Konten ini merupakan kerja sama dengan Kompasiana, setiap artikel menjadi tanggung jawab penulis dan tidak mewakili pandangan redaksi Kompas.com
Apakah perubahan rasa pada pangan lokal sekadar soal selera zaman, atau tanda bahwa ada tradisi yang perlahan kita tinggalkan? Pertanyaan inilah yang kerap muncul setiap kali saya diminta menulis tentang pangan lokal.
Bagi saya, makanan tradisional tidak pernah berdiri sendiri. Ia selalu membawa cerita, ingatan, dan jejak identitas yang melekat sejak masa kanak-kanak.
Setiap kali topik pangan lokal hadir, ingatan saya hampir selalu kembali ke kampung halaman—tempat saya pertama kali mengenal rasa, aroma, dan ritme hidup yang sederhana. Dari sekian banyak makanan, peuyeum menempati ruang khusus dalam ingatan itu.
Namun, peuyeum yang kini mudah ditemukan di etalase pusat oleh-oleh terasa begitu berbeda dengan peuyeum yang dulu saya kenal.
Perbedaan itu bukan hanya soal rasa, melainkan jarak antara masa lalu dan masa kini, antara tradisi yang hidup dan tuntutan zaman yang serba praktis.

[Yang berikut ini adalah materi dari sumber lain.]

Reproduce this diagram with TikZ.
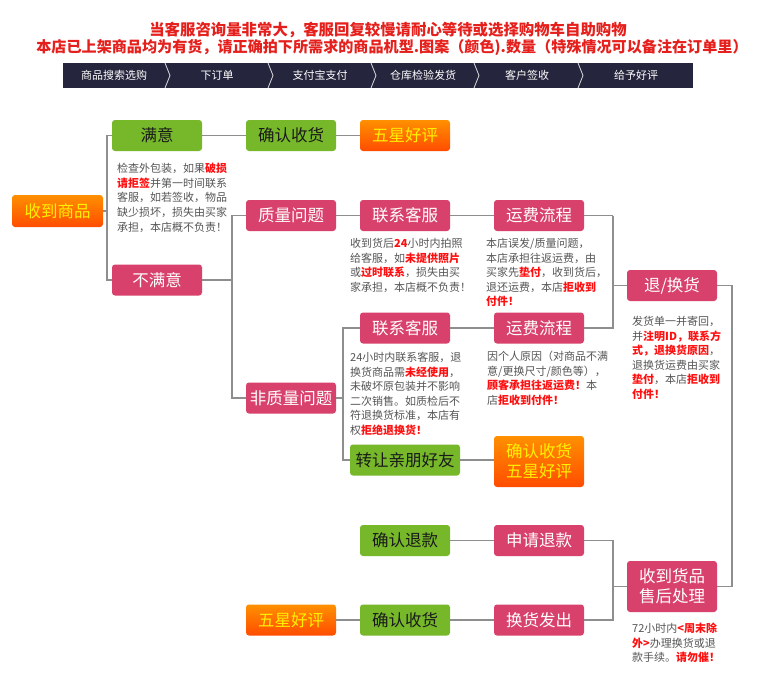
\documentclass[tikz,border=0pt]{standalone}
\usepackage{fontspec}
\setmainfont{Noto Sans CJK SC}
\usepackage{xcolor}
\usepackage{tikz}
\usetikzlibrary{calc,positioning}
\definecolor{headred}{HTML}{E5201C}
\definecolor{barnavy}{HTML}{25253D}
\definecolor{okgreen}{HTML}{76B82A}
\definecolor{rosebox}{HTML}{D8416C}
\definecolor{orangetop}{HTML}{FF9000}
\definecolor{orangebot}{HTML}{FF4C00}
\definecolor{staryellow}{HTML}{FFF100}
\definecolor{darktext}{HTML}{1A1A1A}
\definecolor{notegray}{HTML}{555555}
\definecolor{hilite}{HTML}{FF1010}
\definecolor{linegray}{HTML}{8E8E8E}

\tikzset{
  flowbox/.style={rounded corners=3pt, minimum width=90pt, minimum height=31pt, inner sep=0pt, align=center, font=\fontsize{16.5}{20}\selectfont},
  greenbox/.style={flowbox, fill=okgreen, text=darktext},
  pinkbox/.style={flowbox, fill=rosebox, text=white},
  orangebox/.style={flowbox, top color=orangetop, bottom color=orangebot, text=staryellow},
  notetext/.style={anchor=north west, align=left, inner sep=0pt, text=notegray, font=\fontsize{11}{14.6}\selectfont},
  link/.style={draw=linegray, line width=1.6pt},
}
\newcommand{\hl}[1]{{\bfseries\color{hilite}#1}}

\begin{document}
\begin{tikzpicture}[x=1pt, y=-1pt]

\useasboundingbox[fill=white] (0,0) rectangle (760,678);

% Header notice
\node[font=\fontsize{15.4}{17}\selectfont\bfseries\color{headred}] (head1) at (388,30) {当客服咨询量非常大，客服回复较慢请耐心等待或选择购物车自助购物};
\node[font=\fontsize{15.1}{17}\selectfont\bfseries\color{headred}] (head2) at (392,48) {本店已上架商品均为有货，请正确拍下所需求的商品机型.图案（颜色).数量（特殊情况可以备注在订单里）};

% Step bar
\fill[barnavy] (63,63) rectangle (693,88);
\foreach \x in {165,268,371,474,578}
  \draw[white!75!gray, line width=0.8pt] (\x,63) -- (\x+5,75.5) -- (\x,88);
\foreach \lbl/\x [count=\i] in {商品搜索选购/114, 下订单/217, 支付宝支付/320, 仓库检验发货/423, 客户签收/527, 给予好评/636}
  \node[text=white, font=\fontsize{11}{13}\selectfont] (step\i) at (\x,75.5) {\lbl};

% Receive goods
\node[orangebox, minimum width=91pt, minimum height=32pt] (recv) at (57.5,211) {收到商品};

% Satisfied branch
\node[greenbox] (ok) at (157,135.5) {满意};
\node[greenbox] (okconfirm) at (291,135.5) {确认收货};
\node[orangebox] (okstar) at (405,135.5) {五星好评};
\node[notetext] (okn) at (117,163) {检查外包装，如果\hl{破损}\\\hl{请拒签}并第一时间联系\\客服，如若签收，物品\\缺少损坏，损失由买家\\承担，本店概不负责！};

% Not satisfied branch
\node[pinkbox] (nok) at (157,280) {不满意};
\node[pinkbox] (quality) at (291,215.5) {质量问题};
\node[pinkbox] (svc1) at (405,215.5) {联系客服};
\node[pinkbox] (fee1) at (539,215.5) {运费流程};
\node[notetext] (svc1n) at (350,238) {收到货后\hl{24}小时内拍照\\给客服，如\hl{未提供照片}\\或\hl{过时联系}，损失由买\\家承担，本店概不负责！};
\node[notetext] (fee1n) at (486,238) {本店误发/质量问题，\\本店承担往返运费，由\\买家先\hl{垫付}，收到货后，\\退还运费，本店\hl{拒收到}\\\hl{付件！}};

\node[pinkbox] (nonq) at (291,398) {非质量问题};
\node[pinkbox] (svc2) at (405,328) {联系客服};
\node[pinkbox] (fee2) at (539,328) {运费流程};
\node[notetext] (svc2n) at (350,352) {24小时内联系客服，退\\换货商品需\hl{未经使用}，\\未破坏原包装并不影响\\二次销售。如质检后不\\符退换货标准，本店有\\权\hl{拒绝退换货！}};
\node[notetext] (fee2n) at (487,351) {因个人原因（对商品不满\\意/更换尺寸/颜色等），\\\hl{顾客承担往返运费！}本\\店\hl{拒收到付件！}};
\node[greenbox, minimum width=110pt] (gift) at (405,460) {转让亲朋好友};
\node[orangebox, minimum height=51pt] (giftstar) at (539,461.5) {确认收货\\五星好评};

% Return / exchange
\node[pinkbox] (ret) at (672,285.5) {退/换货};
\node[notetext] (retn) at (632,316) {发货单一并寄回，\\并\hl{注明ID，联系方}\\\hl{式，退换货原因}，\\退换货运费由买家\\\hl{垫付}，本店\hl{拒收到}\\\hl{付件！}};

% After-sale handling
\node[pinkbox, minimum height=51pt] (after) at (672,586.5) {收到货品\\售后处理};
\node[notetext] (aftern) at (632,623) {72小时内\hl{<周末除}\\\hl{外>}办理换货或退\\款手续。\hl{请勿催！}};
\node[pinkbox] (refund) at (539,540.5) {申请退款};
\node[greenbox] (refundok) at (405,540.5) {确认退款};
\node[pinkbox] (ship) at (539,620) {换货发出};
\node[greenbox] (confirm3) at (405,620) {确认收货};
\node[orangebox] (star3) at (291,620) {五星好评};

% Connectors
\draw[link] (recv.east) -- ++(4,0) coordinate (j0);
\draw[link] (j0) |- (ok.west);
\draw[link] (j0) |- (nok.west);
\draw[link] (ok) -- (okconfirm);
\draw[link] (okconfirm) -- (okstar);

\draw[link] (nok.east) -- ++(30,0) coordinate (j1);
\draw[link] (j1) |- (quality.west);
\draw[link] (j1) |- (nonq.west);
\draw[link] (quality) -- (svc1);
\draw[link] (svc1) -- (fee1);

\draw[link] (nonq.east) -- ++(7,0) coordinate (j2);
\draw[link] (j2) |- (svc2.west);
\draw[link] (j2) |- (gift.west);
\draw[link] (svc2) -- (fee2);
\draw[link] (gift.east) -- (gift.east -| giftstar.west);

\draw[link] (fee1.east) -- ++(29,0) coordinate (j3);
\draw[link] (j3) |- (fee2.east);
\draw[link] (ret.west) -- (ret.west -| j3);

\draw[link] (ret.east) -- ++(15,0) |- (after.east);

\draw[link] (after.west) -- ++(-14,0) coordinate (j4);
\draw[link] (j4) |- (refund.east);
\draw[link] (j4) |- (ship.east);
\draw[link] (refund) -- (refundok);
\draw[link] (ship) -- (confirm3);
\draw[link] (confirm3) -- (star3);

\end{tikzpicture}
\end{document}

Sebelum melangkah lebih jauh, ada satu catatan kecil yang perlu saya sampaikan. Dalam keseharian di kampung, kami tidak pernah menyebut makanan hasil fermentasi singkong itu sebagai tapai. Bagi kami, namanya selalu peuyeum.
Ketika berbicara dengan orang di luar komunitas Sunda, barulah istilah tape digunakan sebagai padanan dalam bahasa Indonesia. Itulah istilah yang hidup dan dipraktikkan dalam keseharian kami.
Belakangan, saya membaca sejumlah tulisan yang membedakan tapai singkong dan peuyeum sebagai dua produk berbeda, terutama dari sisi tekstur dan daya simpan. Saya tidak menafikan kajian tersebut.
Namun, dari pengalaman masa kecil saya, peuyeum yang dulu dijajakan hangat oleh pedagang keliling justru lebih dekat dengan gambaran tapai yang kini sering dibicarakan.
Perbedaan istilah ini memperlihatkan bahwa makanan tradisional selalu bergerak mengikuti konteks budaya.
Bagi saya pribadi, peuyeum dalam ingatan tetaplah peuyeum—bukan versi kering yang tahan lama, bukan pula sekadar komoditas oleh-oleh.
Peuyeum masa kecil saya hidup dari kehangatan ragi. Ia bukan barang pajangan, melainkan bagian dari keseharian.
Dijajakan oleh penjual keliling dengan pikulan bambu, dibungkus daun pisang, masih hangat dari peraman, dan aromanya seolah mengundang siapa pun untuk mendekat.
Rasanya lembut, sedikit basah, manisnya tidak berlebihan, dan ada sensasi hangat yang menandakan proses fermentasi masih berlangsung.
Peuyeum seperti itu tidak dibuat untuk bertahan lama. Dalam dua atau tiga hari, teksturnya akan semakin lembek dan berair.